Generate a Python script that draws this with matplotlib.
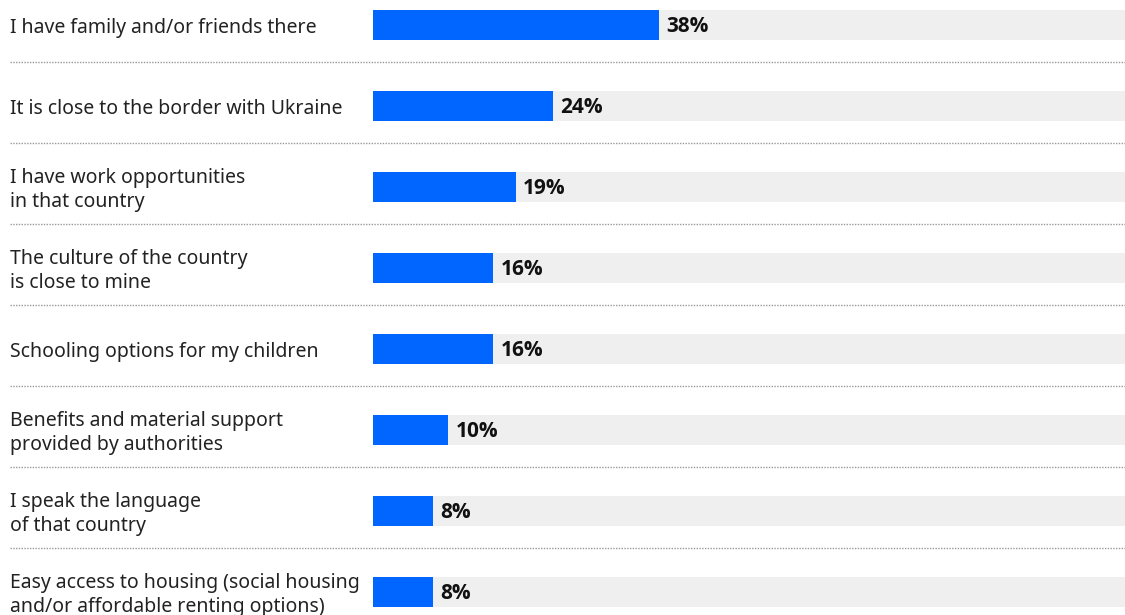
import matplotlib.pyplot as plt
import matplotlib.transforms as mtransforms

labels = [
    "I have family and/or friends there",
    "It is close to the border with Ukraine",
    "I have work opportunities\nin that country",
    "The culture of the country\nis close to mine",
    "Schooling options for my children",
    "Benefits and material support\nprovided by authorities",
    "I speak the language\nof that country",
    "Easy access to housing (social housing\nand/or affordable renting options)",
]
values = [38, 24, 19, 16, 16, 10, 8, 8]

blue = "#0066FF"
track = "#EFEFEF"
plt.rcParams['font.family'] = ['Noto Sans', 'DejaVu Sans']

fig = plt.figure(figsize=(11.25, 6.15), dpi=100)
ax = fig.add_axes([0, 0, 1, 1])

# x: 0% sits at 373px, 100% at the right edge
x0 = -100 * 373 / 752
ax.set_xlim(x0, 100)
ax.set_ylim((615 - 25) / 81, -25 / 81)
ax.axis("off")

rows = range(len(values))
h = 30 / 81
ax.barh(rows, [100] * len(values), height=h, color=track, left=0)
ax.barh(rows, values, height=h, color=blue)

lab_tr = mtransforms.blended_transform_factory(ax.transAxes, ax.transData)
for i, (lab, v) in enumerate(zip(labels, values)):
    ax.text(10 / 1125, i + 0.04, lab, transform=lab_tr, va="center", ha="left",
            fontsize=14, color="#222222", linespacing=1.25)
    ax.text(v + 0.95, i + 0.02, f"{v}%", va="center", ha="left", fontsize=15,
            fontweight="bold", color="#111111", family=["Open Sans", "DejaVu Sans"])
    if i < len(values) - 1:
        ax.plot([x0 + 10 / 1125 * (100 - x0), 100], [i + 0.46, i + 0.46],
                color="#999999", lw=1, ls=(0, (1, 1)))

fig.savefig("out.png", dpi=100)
======
Set problem: Copy the listing exactly. Any image in it stays out of the copy.

Solution:
Generate a Python script that draws this with matplotlib.
import matplotlib.pyplot as plt
import matplotlib.transforms as mtransforms

labels = [
    "I have family and/or friends there",
    "It is close to the border with Ukraine",
    "I have work opportunities\nin that country",
    "The culture of the country\nis close to mine",
    "Schooling options for my children",
    "Benefits and material support\nprovided by authorities",
    "I speak the language\nof that country",
    "Easy access to housing (social housing\nand/or affordable renting options)",
]
values = [38, 24, 19, 16, 16, 10, 8, 8]

blue = "#0066FF"
track = "#EFEFEF"
plt.rcParams['font.family'] = ['Noto Sans', 'DejaVu Sans']

fig = plt.figure(figsize=(11.25, 6.15), dpi=100)
ax = fig.add_axes([0, 0, 1, 1])

# x: 0% sits at 373px, 100% at the right edge
x0 = -100 * 373 / 752
ax.set_xlim(x0, 100)
ax.set_ylim((615 - 25) / 81, -25 / 81)
ax.axis("off")

rows = range(len(values))
h = 30 / 81
ax.barh(rows, [100] * len(values), height=h, color=track, left=0)
ax.barh(rows, values, height=h, color=blue)

lab_tr = mtransforms.blended_transform_factory(ax.transAxes, ax.transData)
for i, (lab, v) in enumerate(zip(labels, values)):
    ax.text(10 / 1125, i + 0.04, lab, transform=lab_tr, va="center", ha="left",
            fontsize=14, color="#222222", linespacing=1.25)
    ax.text(v + 0.95, i + 0.02, f"{v}%", va="center", ha="left", fontsize=15,
            fontweight="bold", color="#111111", family=["Open Sans", "DejaVu Sans"])
    if i < len(values) - 1:
        ax.plot([x0 + 10 / 1125 * (100 - x0), 100], [i + 0.46, i + 0.46],
                color="#999999", lw=1, ls=(0, (1, 1)))

fig.savefig("out.png", dpi=100)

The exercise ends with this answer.